Go slow on the kitchen. This is where most renovation mistakes happen. Before committing to a full gut renovation, live in the space through all four seasons. You may find that what you thought was a problem is actually a feature.

❓ FAQ

Q: What is the difference between a brownstone and a townhouse? A: “Brownstone” technically refers to the iron-rich sandstone used to face certain 19th-century New York row houses, but the term has come to describe the style of building more broadly. A townhouse is any multi-story urban row house, regardless of exterior material. Most brownstones are townhouses, but not all townhouses are brownstones.

Q: Are brownstones expensive to maintain? A: They can be, particularly when it comes to facade repointing, roof maintenance, and plumbing and electrical upgrades in very old buildings. However, many owners find that the costs are offset by the exceptional quality of the original construction — these buildings were built to last centuries, and the ones that have survived largely prove that point.

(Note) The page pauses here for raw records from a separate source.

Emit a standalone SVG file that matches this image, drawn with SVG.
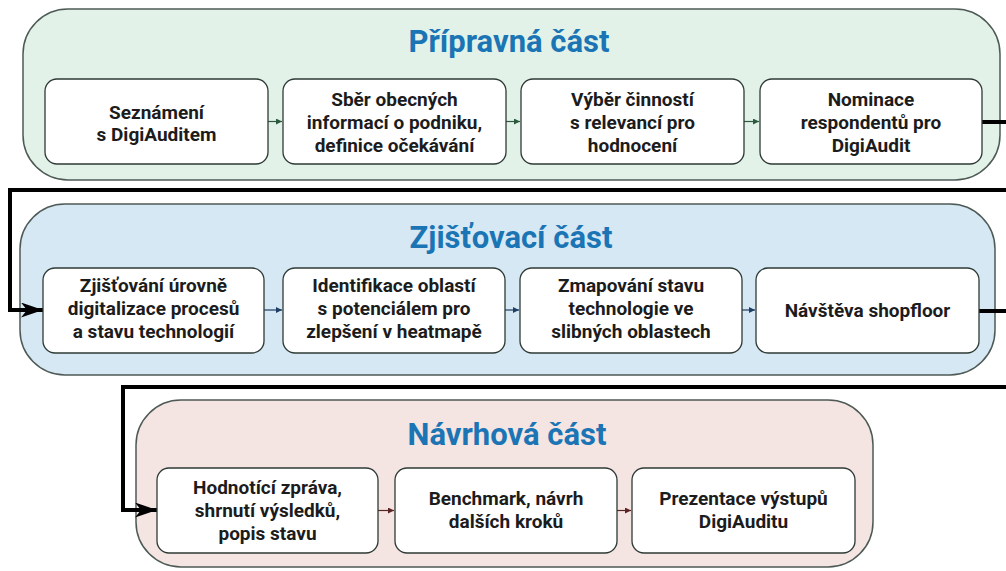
<svg xmlns="http://www.w3.org/2000/svg" width="1006" height="571" viewBox="0 0 1006 571">
<defs>
<style>
.bg{fill:#ffffff}
.grp{stroke:#4d5a55;stroke-width:1.5}
.g1{fill:#e2f2e9}
.g2{fill:#d6e8f4}
.g3{fill:#f4e4e2}
.node{fill:#ffffff;stroke:#2e3a35;stroke-width:1.3}
.title{font-family:Roboto,"Liberation Sans",sans-serif;font-weight:700;font-size:31px;fill:#1b75b5;text-anchor:middle}
.lbl{font-family:Roboto,"Liberation Sans",sans-serif;font-weight:700;font-size:19px;fill:#1c1c1c;text-anchor:middle}
.big{fill:none;stroke:#000;stroke-width:4}
.small{fill:none;stroke-width:1.2}
</style>
<marker id="bigArrow" markerUnits="userSpaceOnUse" markerWidth="24" markerHeight="16" refX="22" refY="7.5" orient="auto">
<path d="M0,0 L22,7.5 L0,15 L6,7.5 z" fill="#000"/>
</marker>
<marker id="aG" markerUnits="userSpaceOnUse" markerWidth="7" markerHeight="7" refX="6" refY="3" orient="auto"><path d="M0,0 L6,3 L0,6 z" fill="#2c5a3c"/></marker>
<marker id="aB" markerUnits="userSpaceOnUse" markerWidth="7" markerHeight="7" refX="6" refY="3" orient="auto"><path d="M0,0 L6,3 L0,6 z" fill="#1e3e63"/></marker>
<marker id="aR" markerUnits="userSpaceOnUse" markerWidth="7" markerHeight="7" refX="6" refY="3" orient="auto"><path d="M0,0 L6,3 L0,6 z" fill="#5a2424"/></marker>
</defs>
<rect class="bg" x="0" y="0" width="1006" height="571"/>

<g id="group-pripravna">
<rect class="grp g1" x="23" y="9" width="977" height="171" rx="45"/>
<text class="title" x="509" y="52">Přípravná část</text>
</g>
<g id="group-zjistovaci">
<rect class="grp g2" x="20" y="204" width="975" height="171" rx="45"/>
<text class="title" x="511" y="248">Zjišťovací část</text>
</g>
<g id="group-navrhova">
<rect class="grp g3" x="136" y="400" width="737" height="167" rx="45"/>
<text class="title" x="507" y="445">Návrhová část</text>
</g>

<g id="connectors">
<path class="small" stroke="#2c5a3c" d="M268,121.5 H282" marker-end="url(#aG)"/>
<path class="small" stroke="#2c5a3c" d="M506,121.5 H520" marker-end="url(#aG)"/>
<path class="small" stroke="#2c5a3c" d="M744,121.5 H759" marker-end="url(#aG)"/>
<path class="small" stroke="#1e3e63" d="M264,310 H282" marker-end="url(#aB)"/>
<path class="small" stroke="#1e3e63" d="M505,310 H519" marker-end="url(#aB)"/>
<path class="small" stroke="#1e3e63" d="M742,310 H755" marker-end="url(#aB)"/>
<path class="small" stroke="#5a2424" d="M378,510.5 H394" marker-end="url(#aR)"/>
<path class="small" stroke="#5a2424" d="M617,510.5 H631" marker-end="url(#aR)"/>
<path class="big" d="M982,122 H1012 V190 H10 V310 H43" marker-end="url(#bigArrow)"/>
<path class="big" d="M979,311 H1012 V387 H123 V510 H157" marker-end="url(#bigArrow)"/>
</g>

<g id="n1">
<rect class="node" x="45" y="79" width="223" height="85" rx="12"/>
<text class="lbl" x="156.5" y="119">Seznámení</text>
<text class="lbl" x="156.5" y="141">s DigiAuditem</text>
</g>
<g id="n2">
<rect class="node" x="283" y="79" width="223" height="85" rx="12"/>
<text class="lbl" x="394.5" y="106">Sběr obecných</text>
<text class="lbl" x="394.5" y="129">informací o podniku,</text>
<text class="lbl" x="394.5" y="152">definice očekávání</text>
</g>
<g id="n3">
<rect class="node" x="521" y="79" width="223" height="85" rx="12"/>
<text class="lbl" x="632.5" y="106">Výběr činností</text>
<text class="lbl" x="632.5" y="129">s relevancí pro</text>
<text class="lbl" x="632.5" y="152">hodnocení</text>
</g>
<g id="n4">
<rect class="node" x="760" y="79" width="222" height="85" rx="12"/>
<text class="lbl" x="871" y="106">Nominace</text>
<text class="lbl" x="871" y="129">respondentů pro</text>
<text class="lbl" x="871" y="152">DigiAudit</text>
</g>

<g id="n5">
<rect class="node" x="43" y="268" width="221" height="85" rx="12"/>
<text class="lbl" x="153.5" y="292">Zjišťování úrovně</text>
<text class="lbl" x="153.5" y="315">digitalizace procesů</text>
<text class="lbl" x="153.5" y="338">a stavu technologií</text>
</g>
<g id="n6">
<rect class="node" x="283" y="268" width="222" height="85" rx="12"/>
<text class="lbl" x="394" y="292">Identifikace oblastí</text>
<text class="lbl" x="394" y="315">s potenciálem pro</text>
<text class="lbl" x="394" y="338">zlepšení v heatmapě</text>
</g>
<g id="n7">
<rect class="node" x="520" y="268" width="222" height="85" rx="12"/>
<text class="lbl" x="631" y="292">Zmapování stavu</text>
<text class="lbl" x="631" y="315">technologie ve</text>
<text class="lbl" x="631" y="338">slibných oblastech</text>
</g>
<g id="n8">
<rect class="node" x="756" y="268" width="223" height="85" rx="12"/>
<text class="lbl" x="867.5" y="317">Návštěva shopfloor</text>
</g>

<g id="n9">
<rect class="node" x="157" y="468" width="221" height="85" rx="12"/>
<text class="lbl" x="267.5" y="494">Hodnotící zpráva,</text>
<text class="lbl" x="267.5" y="517">shrnutí výsledků,</text>
<text class="lbl" x="267.5" y="540">popis stavu</text>
</g>
<g id="n10">
<rect class="node" x="395" y="468" width="222" height="85" rx="12"/>
<text class="lbl" x="506" y="505">Benchmark, návrh</text>
<text class="lbl" x="506" y="528">dalších kroků</text>
</g>
<g id="n11">
<rect class="node" x="632" y="468" width="223" height="85" rx="12"/>
<text class="lbl" x="743.5" y="505">Prezentace výstupů</text>
<text class="lbl" x="743.5" y="528">DigiAuditu</text>
</g>
</svg>
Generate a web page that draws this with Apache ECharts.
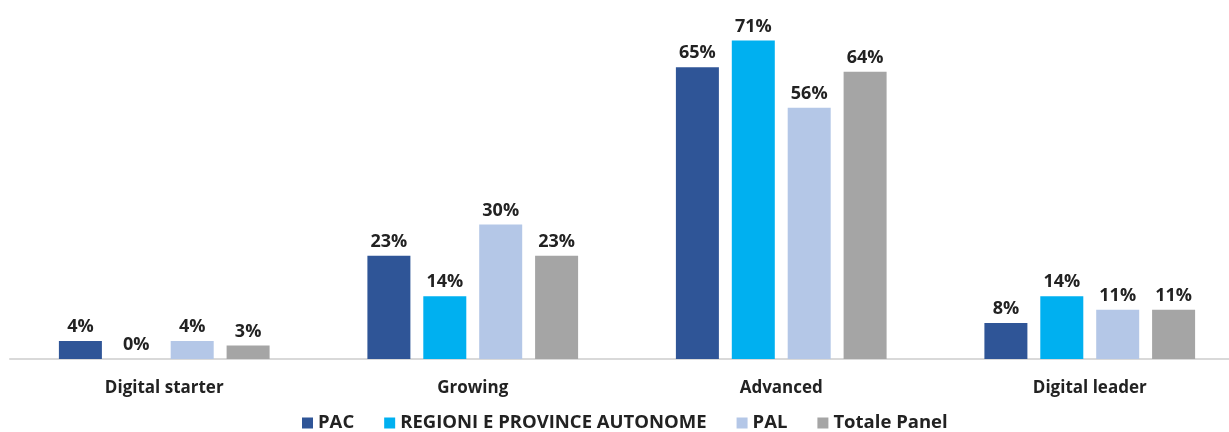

Q: Can you modernize a brownstone interior without losing its character? A: Absolutely, and many of the most admired brownstone interiors in New York do exactly this. The key is treating the original architecture as a strong, confident foundation rather than a constraint — and making modern interventions that are equally deliberate and equally well-crafted.

💭 Final Thought

There is something quietly radical about a New York brownstone interior in the 21st century — a space that insists on permanence, on craft, on the kind of beauty that accumulates slowly over generations rather than arriving fully formed from a catalog. In a city that tears things down and builds them back up before the memory has time to settle, these rooms are an act of preservation and, in some ways, an act of faith.

They ask us, every time we step inside, to consider what we want the spaces we inhabit to say about us — not just today, but to whoever lives here a hundred years from now.